Ganz besonders eifrig brachte sich Ex-Kanzler Gerhard Schröder unters Fan-Volk. Das Bildarchiv spuckt unter anderem aus: Schröder mit Kaiserslautern-Schal (Januar 2001), Schröder mit Cottbus-Schal (April 2001), Schröder mit Dortmund-Schal (Dezember 2002) und Schröder mit Schalke-Trikot (März 2005) - und das alles, obwohl Schröder doch als Hannover-Fan gilt. Alle anderen Bundesligisten dürfen sich wohl mit dem Hinweis trösten, dass gerade keine Kamera da war, als Schröder ein Fan-Utensil ihres Vereins trug.
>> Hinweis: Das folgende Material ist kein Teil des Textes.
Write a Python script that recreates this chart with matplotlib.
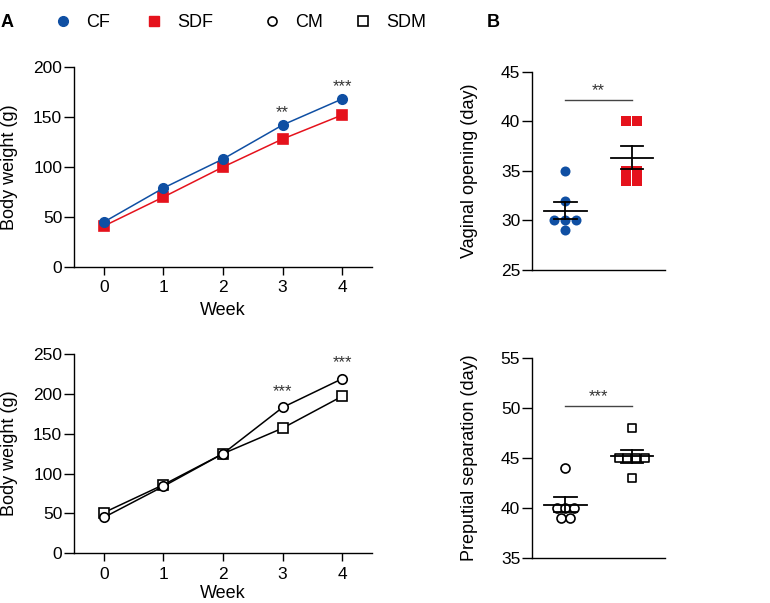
import numpy as np
import matplotlib
matplotlib.use('Agg')
import matplotlib.pyplot as plt
from matplotlib.lines import Line2D

plt.rcParams['font.family'] = 'Liberation Sans'
plt.rcParams['axes.linewidth'] = 1.0

# data
weeks = [0, 1, 2, 3, 4]
cf_weight = [45, 79, 108, 142, 168]
sdf_weight = [41, 70, 100, 128, 152]
cm_weight = [45, 84, 125, 183, 219]
sdm_weight = [51, 86, 125, 157, 197]
female_stars = {3: '**', 4: '***'}
male_stars = {3: '***', 4: '***'}

cf_vo = [35, 32, 30, 30, 30, 29]
sdf_vo = [40, 40, 35, 35, 34, 34]
cm_ps = [44, 40, 40, 40, 39, 39]
sdm_ps = [48, 45, 45, 45, 45, 43]

BLUE = '#0f4fa3'
RED = '#e5121c'


def style_axis(ax):
    ax.spines['top'].set_visible(False)
    ax.spines['right'].set_visible(False)
    ax.tick_params(axis='y', direction='out', length=7, width=1.0, labelsize=12.5, pad=1.5)
    ax.tick_params(axis='x', direction='out', length=6, width=1.0, labelsize=12.5, pad=3.5)


def swarm(values, center, step):
    values = np.asarray(values, dtype=float)
    xs = np.zeros(len(values))
    for v in np.unique(values):
        idx = np.where(values == v)[0]
        n = len(idx)
        xs[idx] = center + (np.arange(n) - (n - 1) / 2) * step
    return xs


def mean_sem(ax, values, center, half=0.32, cap=0.17):
    m = np.mean(values)
    s = np.std(values, ddof=1) / np.sqrt(len(values))
    ax.plot([center - half, center + half], [m, m], color='black', lw=1.3, zorder=4)
    ax.plot([center, center], [m - s, m + s], color='black', lw=1.3, zorder=4)
    for y in (m - s, m + s):
        ax.plot([center - cap, center + cap], [y, y], color='black', lw=1.3, zorder=4)


def line_panel(ax, a, b, a_kw, b_kw, ymax, stars, star_off, xpad):
    ax.plot(weeks, b, color=b_kw['lc'], lw=1.1, marker='s', ms=6.5,
            mfc=b_kw['fc'], mec=b_kw['ec'], mew=1.2, zorder=2)
    ax.plot(weeks, a, color=a_kw['lc'], lw=1.1, marker='o', ms=6.8,
            mfc=a_kw['fc'], mec=a_kw['ec'], mew=1.2, zorder=3)
    for w, s in stars.items():
        ax.text(w, a[w] + star_off, s, ha='center', va='center', fontsize=12, color='#333333')
    ax.set_xlim(-0.5, 4.5)
    ax.set_ylim(0, ymax)
    ax.set_xticks(weeks)
    ax.set_xlabel('Week', fontsize=13, labelpad=xpad)
    ax.set_ylabel('Body weight (g)', fontsize=13)
    ax.yaxis.set_label_coords(-0.188, 0.5)
    style_axis(ax)


def dot_panel(ax, a, b, a_kw, b_kw, ylim, yticks, ylabel, sig_y, stars, step):
    ax.scatter(swarm(a, 0, step), a, marker='o', s=a_kw['s'], facecolor=a_kw['fc'],
               edgecolor=a_kw['ec'], linewidth=a_kw['lw'], zorder=3)
    ax.scatter(swarm(b, 1, step), b, marker='s', s=b_kw['s'], facecolor=b_kw['fc'],
               edgecolor=b_kw['ec'], linewidth=b_kw['lw'], zorder=3)
    mean_sem(ax, a, 0)
    mean_sem(ax, b, 1)
    ax.plot([0, 1], [sig_y, sig_y], color='#444444', lw=1.0)
    ax.text(0.5, sig_y + 0.2, stars, ha='center', va='bottom', fontsize=12, color='#333333')
    ax.set_xlim(-0.5, 1.5)
    ax.set_ylim(*ylim)
    ax.set_yticks(yticks)
    ax.set_xticks([])
    ax.set_ylabel(ylabel, fontsize=13)
    ax.yaxis.set_label_coords(-0.41, 0.5)
    style_axis(ax)


fig = plt.figure(figsize=(7.7, 6.03), dpi=100)
ax1 = fig.add_axes([0.0961, 0.557, 0.387, 0.332])
ax2 = fig.add_axes([0.691, 0.5522, 0.1727, 0.329])
ax3 = fig.add_axes([0.0961, 0.0824, 0.387, 0.3305])
ax4 = fig.add_axes([0.691, 0.0751, 0.1727, 0.3307])

fem_a = dict(lc=BLUE, fc=BLUE, ec=BLUE)
fem_b = dict(lc=RED, fc=RED, ec=RED)
male_a = dict(lc='black', fc='white', ec='black')
male_b = dict(lc='black', fc='white', ec='black')

line_panel(ax1, cf_weight, sdf_weight, fem_a, fem_b, 200, female_stars, 12, 5)
ax1.set_yticks([0, 50, 100, 150, 200])
line_panel(ax3, cm_weight, sdm_weight, male_a, male_b, 250, male_stars, 20, 2.5)
ax3.set_yticks([0, 50, 100, 150, 200, 250])

dot_panel(ax2, cf_vo, sdf_vo,
          dict(s=52, fc=BLUE, ec=BLUE, lw=0), dict(s=47, fc=RED, ec=RED, lw=0),
          (25, 45), [25, 30, 35, 40, 45], 'Vaginal opening (day)', 42.1, '**', 0.165)
dot_panel(ax4, cm_ps, sdm_ps,
          dict(s=42, fc='white', ec='black', lw=1.2), dict(s=40, fc='white', ec='black', lw=1.2),
          (35, 55), [35, 40, 45, 50, 55], 'Preputial separation (day)', 50.2, '***', 0.13)

# legends across the top
h1 = [Line2D([], [], ls='none', marker='o', ms=7, color=BLUE),
      Line2D([], [], ls='none', marker='s', ms=6.5, color=RED)]
h2 = [Line2D([], [], ls='none', marker='o', ms=6.5, mfc='white', mec='black', mew=1.2),
      Line2D([], [], ls='none', marker='s', ms=6.5, mfc='white', mec='black', mew=1.2)]
leg_kw = dict(ncol=2, frameon=False, fontsize=13, handlelength=1.0, handletextpad=0.78,
              borderpad=0, borderaxespad=0, loc='center left')
fig.legend(h1, ['CF', 'SDF'], bbox_to_anchor=(0.0697, 0.962), columnspacing=1.95, **leg_kw)
fig.legend(h2, ['CM', 'SDM'], bbox_to_anchor=(0.341, 0.962), columnspacing=1.75, **leg_kw)

fig.text(0.001, 0.962, 'A', fontsize=13, fontweight='bold', va='center')
fig.text(0.632, 0.962, 'B', fontsize=13, fontweight='bold', va='center')

fig.savefig('out.png', dpi=100)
Und Schröder selbst musste nur noch aufpassen, dass ihm seine Doris den richtigen Schal fürs richtige Stadion bereitgelegt hatte. Nicht, dass er in seiner Stadientour aus Versehen mal mit dem Dortmund-Shirt in der Schalke-Arena auftauchte.

Nun verlangt die Schnelligkeitsphilosophie des 21. Jahrhunderts, dass nichts bleibt wie es ist, sondern alles immer noch mehr, noch schneller, noch intensiver wird - auch das öffentliche Bekenntnis zum Klub. Die Schaltrag-Phase jedenfalls ist vorbei. Der echte Fan gibt jetzt gleich seinen Namen her.
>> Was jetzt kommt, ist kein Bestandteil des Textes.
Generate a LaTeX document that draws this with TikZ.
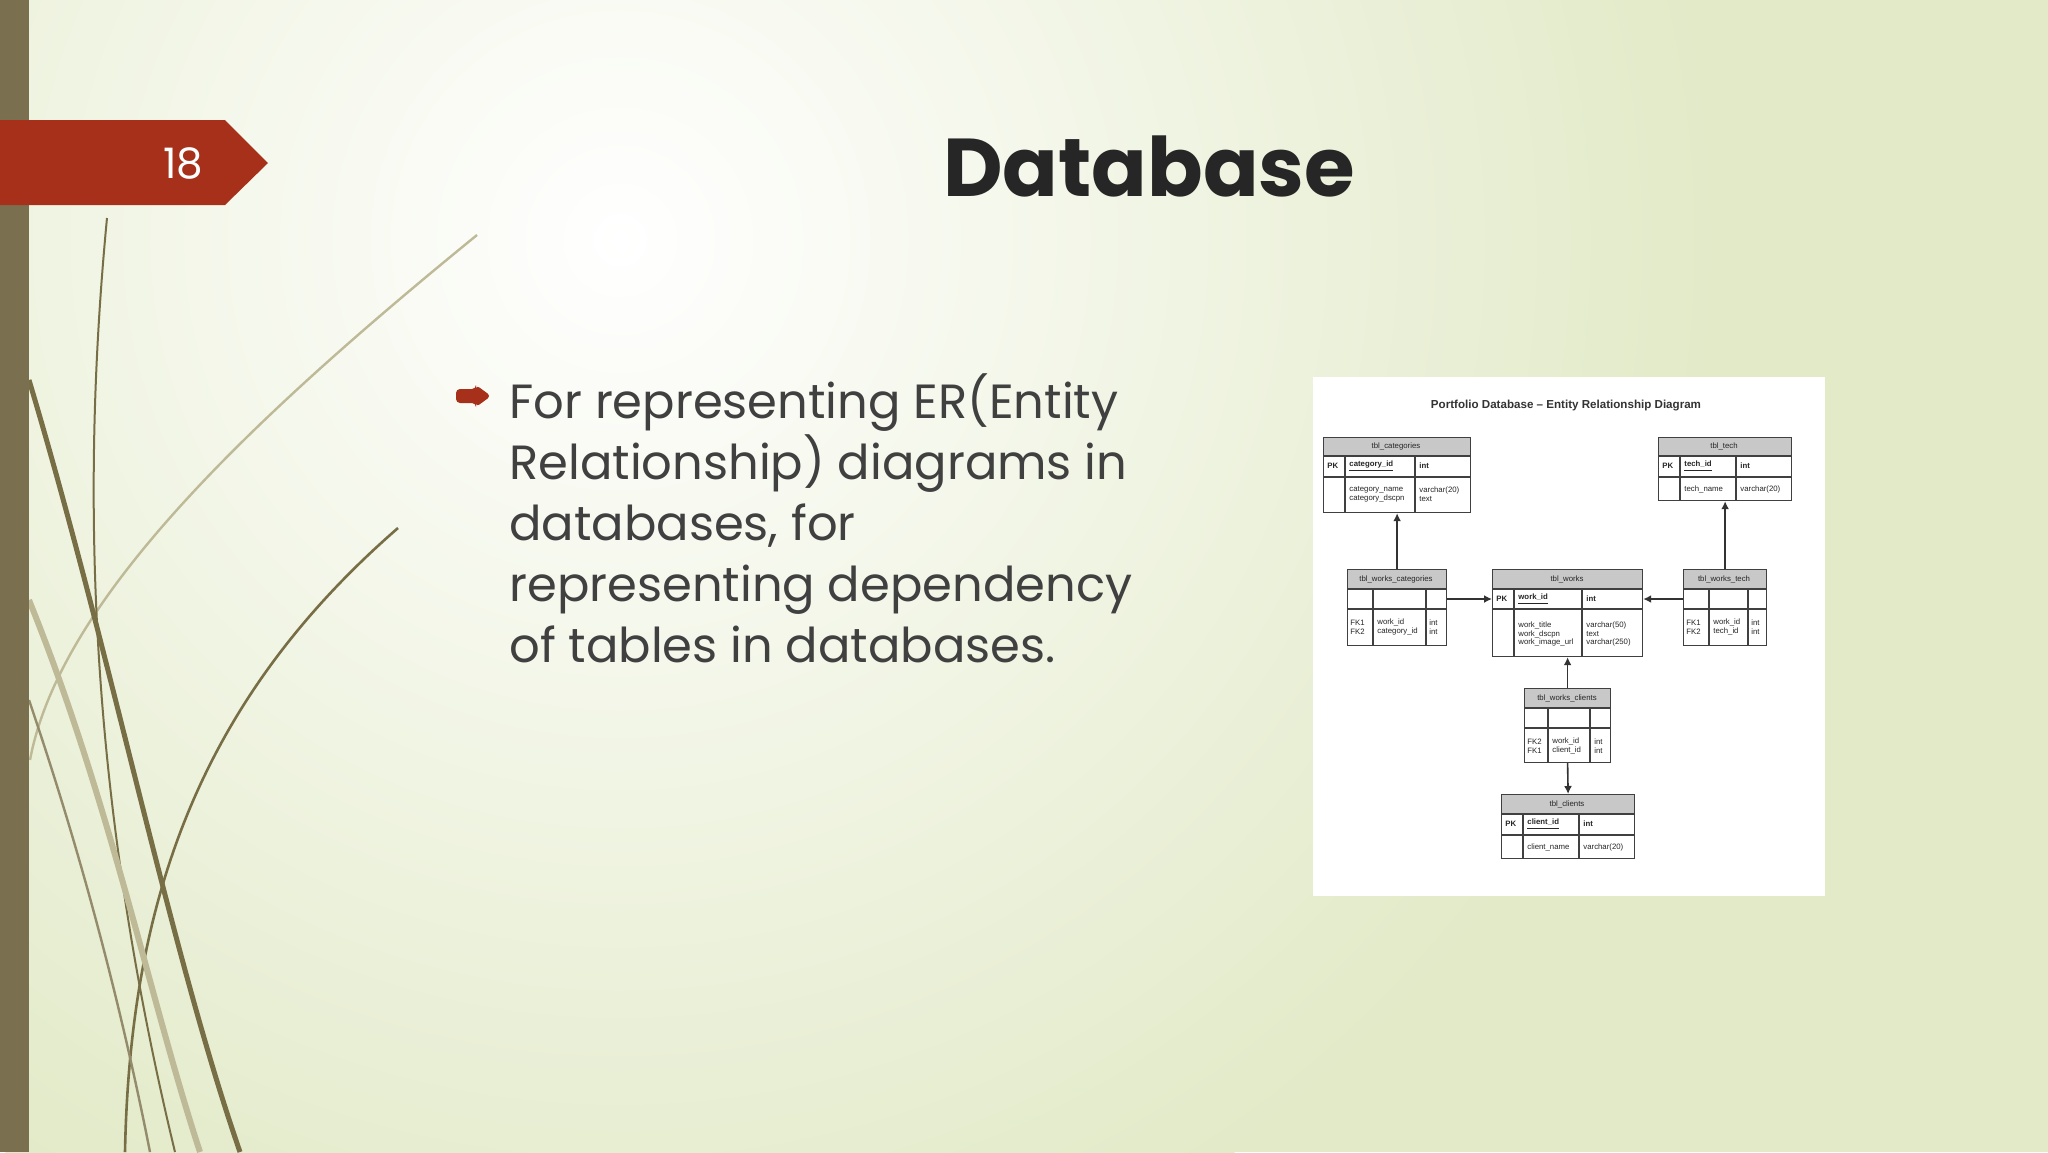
\documentclass[tikz,border=0pt]{standalone}
\usepackage{fontspec}
\setmainfont{Poppins}
\newfontfamily\erfont{Liberation Sans}
\usetikzlibrary{arrows.meta}
\definecolor{bgg}{RGB}{226,234,200}
\definecolor{tabred}{RGB}{166,48,26}
\definecolor{barol}{RGB}{122,112,80}
\definecolor{blade}{RGB}{120,110,70}
\definecolor{bladel}{RGB}{190,185,150}
\definecolor{hdr}{RGB}{200,200,200}
\tikzset{
  erline/.style={draw=black!75, line width=0.6pt},
  ertxt/.style={font=\erfont\fontsize{3.9}{4.4}\selectfont, inner sep=0pt, text=black!85, align=left},
  erarrow/.style={draw=black!80, line width=0.8pt, -{Latex[length=4pt,width=4pt]}},
  body/.style={font=\fontsize{24}{30.5}\selectfont, text=black!75, anchor=north west, align=left, inner sep=0pt},
}
% \ertable{name}{x1}{y1}{x2}{y2}{header bottom}{row bottom}{col1}{col2}
\newcommand{\ertable}[9]{%
  \fill[hdr] (#2,#3) rectangle (#4,#6);
  \node[erline, anchor=north west, minimum width={(#4-#2)*0.5pt}, minimum height={(#5-#3)*0.5pt}, inner sep=0pt] (#1) at (#2,#3) {};
  \draw[erline] (#2,#6) -- (#4,#6) (#2,#7) -- (#4,#7) (#8,#6) -- (#8,#5) (#9,#6) -- (#9,#5);
}
\begin{document}
\begin{tikzpicture}[x=0.5pt,y=-0.5pt]
\useasboundingbox (0,0) rectangle (2048,1152);
\fill[bgg] (0,0) rectangle (2048,1152);
\begin{scope}
\clip (0,0) rectangle (2048,1152);
\shade[inner color=white, outer color=bgg] (620,240) circle (1100);
% grass blades
\draw[bladel, line width=1.2pt] (477,235) .. controls (250,420) and (60,600) .. (30,760);
\draw[blade, line width=1pt] (107,218) .. controls (80,500) and (90,800) .. (175,1152);
\draw[blade, line width=1.3pt] (398,528) .. controls (200,700) and (130,900) .. (125,1152);
\draw[blade, line width=2.5pt] (29,380) .. controls (110,650) and (170,950) .. (240,1152);
\draw[bladel, line width=3pt] (29,600) .. controls (110,800) and (150,1000) .. (200,1152);
\draw[blade!80, line width=1.2pt] (29,700) .. controls (80,850) and (120,1000) .. (150,1152);
\end{scope}
\fill[barol] (0,0) rectangle (29,1152);
% number tab
\fill[tabred] (0,120) -- (225,120) -- (268,163) -- (225,205) -- (0,205) -- cycle;
\node[text=white, font=\fontsize{21}{24}\selectfont] (num) at (183,163) {18};
\node[font=\bfseries\fontsize{41}{46}\selectfont, text=black!85] (title) at (1149,166) {Database};
% bullet
\fill[tabred, rounded corners=2pt] (456,389) -- (476,389) -- (476,385) -- (491,396) -- (476,407) -- (476,403) -- (456,403) -- cycle;
\node[body] (text) at (509,373) {For representing ER(Entity\\Relationship) diagrams in\\databases, for\\representing dependency\\of tables in databases.};
% ER picture
\fill[white] (1313,377) rectangle (1825,896);
\node[font=\erfont\bfseries\fontsize{5.8}{6}\selectfont, text=black!80] (ertitle) at (1566,406) {Portfolio Database – Entity Relationship Diagram};
\ertable{cat}{1323}{437}{1470}{512}{456}{477}{1345}{1415}
\ertable{tech}{1658}{437}{1791}{500}{456}{477}{1680}{1736}
\ertable{wcat}{1347}{569}{1446}{645}{589}{609}{1373}{1426}
\ertable{works}{1492}{569}{1642}{656}{589}{609}{1514}{1582}
\ertable{wtech}{1683}{569}{1766}{645}{589}{609}{1709}{1748}
\ertable{wcli}{1524}{688}{1610}{762}{708}{728}{1548}{1590}
\ertable{cli}{1501}{794}{1634}{858}{814}{835}{1523}{1579}
% table texts
\node[ertxt] at (1396,446) {tbl\_categories};
\node[ertxt, anchor=west] at (1327,466) {\textbf{PK}};
\node[ertxt, anchor=west] at (1349,466) {\textbf{\underline{category\_id}}};
\node[ertxt, anchor=west] at (1419,466) {\textbf{int}};
\node[ertxt, anchor=west] at (1349,494) {category\_name\\category\_dscpn};
\node[ertxt, anchor=west] at (1419,494) {varchar(20)\\text};
\node[ertxt] at (1724,446) {tbl\_tech};
\node[ertxt, anchor=west] at (1662,466) {\textbf{PK}};
\node[ertxt, anchor=west] at (1684,466) {\textbf{\underline{tech\_id}}};
\node[ertxt, anchor=west] at (1740,466) {\textbf{int}};
\node[ertxt, anchor=west] at (1684,489) {tech\_name};
\node[ertxt, anchor=west] at (1740,489) {varchar(20)};
\node[ertxt] at (1396,579) {tbl\_works\_categories};
\node[ertxt, anchor=west] at (1350,627) {FK1\\FK2};
\node[ertxt, anchor=west] at (1377,627) {work\_id\\category\_id};
\node[ertxt, anchor=west] at (1429,627) {int\\int};
\node[ertxt] at (1567,579) {tbl\_works};
\node[ertxt, anchor=west] at (1496,599) {\textbf{PK}};
\node[ertxt, anchor=west] at (1518,599) {\textbf{\underline{work\_id}}};
\node[ertxt, anchor=west] at (1586,599) {\textbf{int}};
\node[ertxt, anchor=west] at (1518,634) {work\_title\\work\_dscpn\\work\_image\_url};
\node[ertxt, anchor=west] at (1586,634) {varchar(50)\\text\\varchar(250)};
\node[ertxt] at (1724,579) {tbl\_works\_tech};
\node[ertxt, anchor=west] at (1686,627) {FK1\\FK2};
\node[ertxt, anchor=west] at (1713,627) {work\_id\\tech\_id};
\node[ertxt, anchor=west] at (1751,627) {int\\int};
\node[ertxt] at (1567,698) {tbl\_works\_clients};
\node[ertxt, anchor=west] at (1527,746) {FK2\\FK1};
\node[ertxt, anchor=west] at (1552,746) {work\_id\\client\_id};
\node[ertxt, anchor=west] at (1594,746) {int\\int};
\node[ertxt] at (1567,804) {tbl\_clients};
\node[ertxt, anchor=west] at (1505,824) {\textbf{PK}};
\node[ertxt, anchor=west] at (1527,824) {\textbf{\underline{client\_id}}};
\node[ertxt, anchor=west] at (1583,824) {\textbf{int}};
\node[ertxt, anchor=west] at (1527,847) {client\_name};
\node[ertxt, anchor=west] at (1583,847) {varchar(20)};
% relations
\draw[erarrow] (wcat.north) -- (wcat.north |- cat.south);
\draw[erarrow] (wtech.north) -- (wtech.north |- tech.south);
\draw[erarrow] (wcat.east |- 0,599) -- (works.west |- 0,599);
\draw[erarrow] (wtech.west |- 0,599) -- (works.east |- 0,599);
\draw[erarrow] (wcli.north) -- (works.south);
\draw[erarrow] (wcli.south) -- (cli.north);
\end{tikzpicture}
\end{document}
Der SPD-Politiker Thorsten Schäfer-Gümbel hat das gerade im hessischen Landtagswahlkampf vorgemacht. Als TSG kämpfte er um die Stimmen - und erinnerte mit dieser Abkürzung an den angriffslustigen, modernen und so erfolgreichen Bundesliga-Aufsteiger TSG Hoffenheim. So erklärte sich auch, warum sich TSG bei der Hochzeit mit seiner Frau Annette entschied, seinen Nachnamen vor den ihrigen zu setzen und sich nicht etwa Thorsten Gümbel-Schäfer zu nennen. TGS wäre ja wirklich furchtbar gewesen, denn TGS steht in der Sportwelt für die ganz unspritzige und unmoderne Turngesellschaft. Und zudem auch noch für Vereine wie die TGS Eschborn, ausgerechnet, denn in Eschborn wohnt bekanntermaßen Roland Koch.
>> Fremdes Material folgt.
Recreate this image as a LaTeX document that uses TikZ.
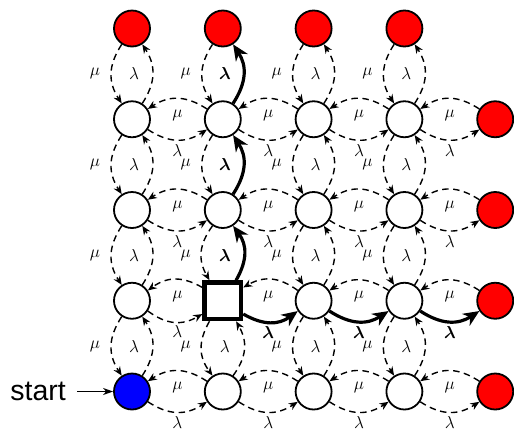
\documentclass[tikz,border=0pt]{standalone}
\usepackage{amsmath}
\usepackage{fontspec}
\newfontfamily\labelsans{Liberation Sans}
\usetikzlibrary{arrows.meta,calc}

\tikzset{
  state/.style={circle, draw, line width=1.8pt, fill=white, minimum size=36pt, inner sep=0pt},
  absorb/.style={state, fill=red},
  startstate/.style={state, fill=blue},
  block/.style={rectangle, draw, line width=4.5pt, fill=white, minimum size=36.5pt, inner sep=0pt},
  trans/.style={line width=1.4pt, dash pattern=on 6.5pt off 4.5pt, -{Stealth[length=9pt,width=7.5pt,inset=3pt]}, bend right=33, looseness=1.1},
  route/.style={line width=3.2pt, -{Stealth[length=16pt,width=14pt,inset=5pt]}, bend right=33, looseness=1.1},
  rate/.style={font=\fontsize{19}{19}\selectfont, inner sep=0pt},
}

\begin{document}
\begin{tikzpicture}[x=1pt,y=1pt]
\useasboundingbox (0,0) rectangle (514,-432);

% transient states
\foreach \i in {0,...,3}{
  \foreach \j in {0,...,3}{
    \pgfmathtruncatemacro\k{10*\i+\j}
    \ifnum\k=0 \def\sty{startstate}\else\ifnum\k=11 \def\sty{block}\else\def\sty{state}\fi\fi
    \node[\sty] (n\i\j) at ({132+90.8*\i},{-391.5+90.75*\j}) {};
  }
}
% absorbing states: top row and right column
\foreach \i in {0,...,3}{
  \node[absorb] (n\i4) at ({132+90.8*\i},{-391.5+90.75*4}) {};
  \node[absorb] (n4\i) at ({132+90.8*4},{-391.5+90.75*\i}) {};
}

% horizontal transitions
\foreach \i in {0,...,3}{
  \foreach \j in {0,...,3}{
    \pgfmathtruncatemacro\ip{\i+1}
    \pgfmathtruncatemacro\bold{(\j==1 && \i>=1) ? 1 : 0}
    \draw[trans] (n\ip\j) to (n\i\j);
    \node[rate] at ($(n\i\j)!0.5!(n\ip\j)+(0,4)$) {$\mu$};
    \ifnum\bold=1
      \draw[route] (n\i\j) to (n\ip\j);
      \node[rate] at ($(n\i\j)!0.5!(n\ip\j)+(0,-32)$) {$\boldsymbol{\lambda}$};
    \else
      \draw[trans] (n\i\j) to (n\ip\j);
      \node[rate] at ($(n\i\j)!0.5!(n\ip\j)+(0,-31)$) {$\lambda$};
    \fi
  }
}

% vertical transitions
\foreach \i in {0,...,3}{
  \foreach \j in {0,...,3}{
    \pgfmathtruncatemacro\jp{\j+1}
    \pgfmathtruncatemacro\bold{(\i==1 && \j>=1) ? 1 : 0}
    \draw[trans] (n\i\jp) to (n\i\j);
    \node[rate] at ($(n\i\j)!0.5!(n\i\jp)+(-37,0)$) {$\mu$};
    \ifnum\bold=1
      \draw[route] (n\i\j) to (n\i\jp);
      \node[rate] at ($(n\i\j)!0.5!(n\i\jp)+(2,0)$) {$\boldsymbol{\lambda}$};
    \else
      \draw[trans] (n\i\j) to (n\i\jp);
      \node[rate] at ($(n\i\j)!0.5!(n\i\jp)+(2,0)$) {$\lambda$};
    \fi
  }
}

% entry point
\node[anchor=east, inner xsep=11pt, inner ysep=0pt, font=\labelsans\fontsize{28.5}{28.5}\selectfont] (start) at ($(n00.west)+(-36,0)$) {start};
\draw[line width=1.3pt, -{Stealth[length=10pt,width=7pt,inset=3pt]}] (start.east) -- (n00.west);
\end{tikzpicture}
\end{document}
Aus Ravenstahl mach Steelerstahl

Doch die Schäfer-Gümbel'sche Akronymen-Taktik bringt in der Politiker-identifizieren-sich-mit-Vereinen-Hitparade nur noch den zweiten Platz. Rang eins geht ganz klar an Luke Ravenstahl, Bürgermeister der amerikanischen Stadt Pittsburgh, der eine Idee von Radiozuhörern aufgriff, die ihm bei der nächsten Wahl mindestens zehn Prozent der Stimmen sichert. Ravenstahl passte nämlich seinen Nachnamen dem heimischen Football-Team Pittsburgh Steelers an und ließ ihn provisorisch in Steelerstahl ändern. Er wollte so den Steelers im Halbfinalspiel um den Einzug ins Super-Bowl-Finale gegen den Erzrivalen Baltimore Ravens (aber auch für das kommende Endspiel gegen die Arizona Cardinals) moralische Unterstützung mit auf den Weg zu geben.

Man muss wahrscheinlich nicht den 1. Februar, den Tag der Super Bowl, abwarten, um zu erleben, dass diese Idee auch in deutschen Wahlkampf-Zentralen auf Gegenliebe stoßen wird. In diesem Superwahljahr 2009 stehen noch 13 Urnengänge an, und damit genug Möglichkeiten, mancherlei Wahlkampfkniff auszuprobieren.

Wahrscheinlich bastelt das Konrad-Adenauer-Haus bereits an einem Plakat mit "Angela Cottbuskel", das Willy-Brandt-Haus hält mit "Franz Schalkefering" und "Frank-Walter Arminiameier" dagegen. Gut ist nur, dass sich Gerhard Schröder mittlerweile nicht mehr um die deutsche Politik, sondern ums russische Gas kümmert. Er hätte sich wahrscheinlich nicht entscheiden können zwischen Gerhard Schalker, Gerhard Borussiader und Gerhard Cottbuser.